From the first years of the last century, engineering and design methods have witnessed the evaluation of support tools that enabled the engineer to find solutions to complex problems. An engineer sees and will always see the word "complex" as a challenge against which he can measure his own technical-scientific mettle when supported by his tools. So during the early 1900s draft drawings were made by hand with a pencil or ink and calculations were made with the mythical square rule, resolving "complex" problems that today still number among the themes that continue to challenge engineers.

Little by little, computers arrived and revolutionized these methods. Automatic calculation programs written in different languages and based on the Principle of Virtual Work began to spread among professionals, enabling them to speed up their calculations and verifications at levels never before imagined. Meanwhile, the first software of so-called analytic drawing, based on calculation codes that translate the lines traced on the computer monitor into command strings, offering a speed and precision that would be impossible to obtain with a hand drawing.
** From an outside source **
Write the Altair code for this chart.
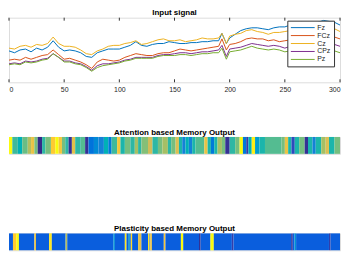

The development of such software took place at an impressive speed, to the point of providing an irreplaceable tool for any engineer at any level of planning.

Certainly, the ties with classical methods of engineering and design remain strong and limited by a sense of respect and recognition for the origins of the engineering profession, but in consideration of the present and looking towards the future, it will be increasingly necessary for new generations to offer services that are always more complete and punctual with a global view of the work in progress.